Apostrophe [‘] is a very special sign in Excel when properly placed at the start of the value:
- if will not be displayed in the worksheet
- it will not be visible to Find and Replace
- it will be displayed in formula bar and inside of the cell after double-clicking
- everything inside of a cell positioned right of the leading apostrophe will be treated as text, weather originally a number or a formula.
We can add leading apostrophe by manually entering it left of the number as shown below:
Leading apostrophe should, in principle, be added manually into each cell, and as such represents a quick solution with only specific uses. While it can be added via formulas and functions, that can become quite messy really fast, and kind of defeats the purpose. It should also not be added to files you expect will be uploaded to or opened with applications other than Excel.
More general-purpose tool for conversions of numbers to text is the TEXT function. TEXT function will perform two tasks:
- it will convert number to text
- it will format that number converted to text, in multiple different ways if asked – which can be useful in certain contexts.
We will show three examples here:
In the column I, we are converting numbers from column F and formatting those numbers as plain text.
In the column J, we are converting numbers from column F and additionally formatting those numbers. Using this principle, we could, for example, format international telephone number such as 00999991234567 into something more readable like +999 99 123-4567. For that, we would use the formula =TEXT(“00999991234567″;”+?? ?? ???-????”).
In the column K, we are converting numbers from column F and adding leading zeroes. This is useful when dealing with various identification numbers which often have fixed number of digits, and zero can be the starting one.
The TEXT function is the most versatile options you have for formatting text via functions, and you will probably use it often.
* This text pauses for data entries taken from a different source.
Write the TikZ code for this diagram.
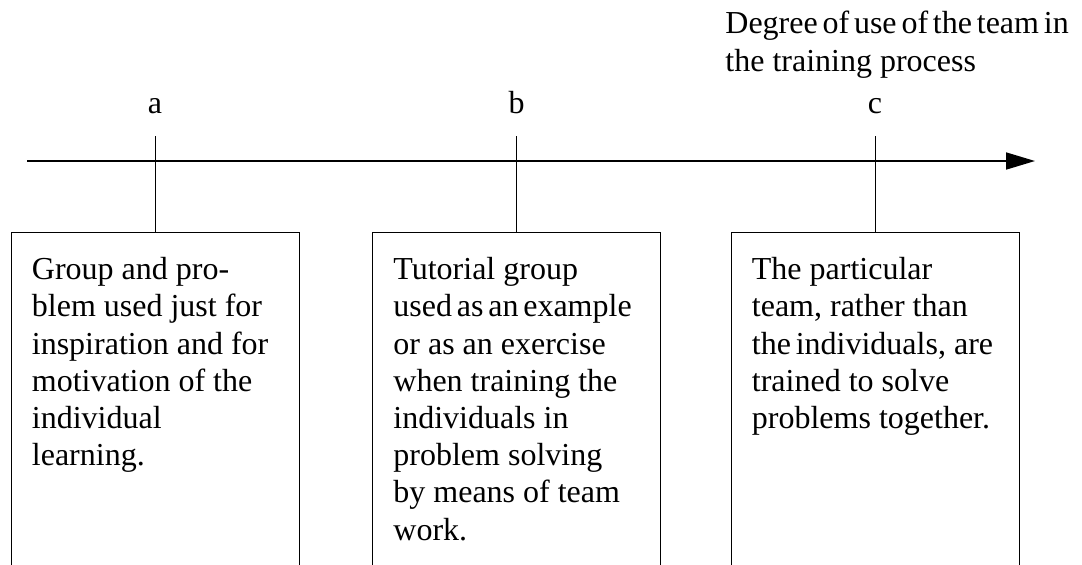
\documentclass[tikz,border=0pt]{standalone}
\usepackage{fontspec}
\setmainfont{Liberation Serif}
\usetikzlibrary{arrows.meta,positioning}
\newcommand{\tightline}[1]{{\spaceskip=2.4pt\relax#1}}

\begin{document}
\begin{tikzpicture}[x=0.5pt,y=-0.5pt,every node/.style={font=\fontsize{16}{18.6}\selectfont,inner sep=0pt},
    stage/.style={draw,line width=0.5pt,minimum width=144pt,minimum height=200pt,anchor=north},
    boxtext/.style={align=left,anchor=north west}]
  \useasboundingbox (0,0) rectangle (1082,564);
  \clip (0,0) rectangle (1082,564);
  % axis
  \coordinate (axstart) at (27,161);
  \coordinate (axend) at (1035,161);
  \draw[line width=0.85pt,-{Triangle[length=14.5pt,width=8.5pt]}] (axstart) -- (axend);
  \node[boxtext] (axlabel) at (725,11) {\tightline{Degree of use of the team in}\\the training process};
  % stages
  \node[stage] (boxa) at (155,232) {};
  \node[stage] (boxb) at (516.5,232) {};
  \node[stage] (boxc) at (875,232) {};
  \node[anchor=base] (la) at (155,113) {a};
  \node[anchor=base] (lb) at (516.5,113) {b};
  \node[anchor=base] (lc) at (875,113) {c};
  \draw[line width=0.5pt] (155,136) -- (boxa.north);
  \draw[line width=0.5pt] (516.5,136) -- (boxb.north);
  \draw[line width=0.5pt] (875,136) -- (boxc.north);
  \node[boxtext,below right=12.5pt and 10.5pt of boxa.north west] (ta) {Group and pro-\\blem used just for\\inspiration and for\\motivation of the\\individual\\learning.};
  \node[boxtext,below right=12.5pt and 10.5pt of boxb.north west] (tb) {Tutorial group\\\tightline{used as an example}\\or as an exercise\\when training the\\individuals in\\problem solving\\by means of team\\work.};
  \node[boxtext,below right=12.5pt and 10.5pt of boxc.north west] (tc) {The particular\\team, rather than\\\tightline{the individuals,} are\\trained to solve\\problems together.};
\end{tikzpicture}
\end{document}
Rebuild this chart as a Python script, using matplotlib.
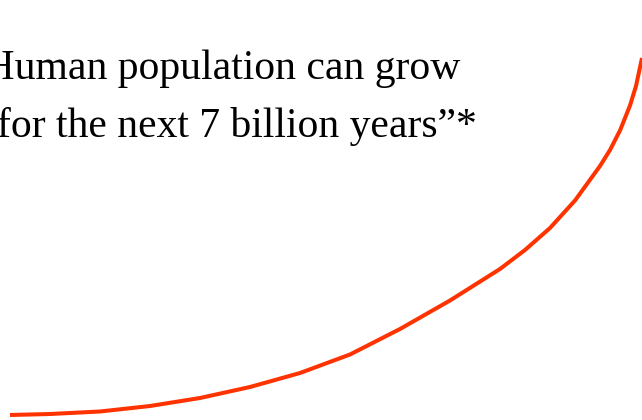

It is also worth noting that many functions shown in Part 2 lessons will convert your numbers to text. For example, you can convert number 237 to text with both =LEFT(237;3) and =UPPER(237), in spite of lack of rationale behind such usage of those functions.
But you should keep in mind that data returned by text functions is (minus few inconsistencies) treated as text, as it should be. If you use the SUM function on 2 and 2 formatted as text, the SUM function will return you 2.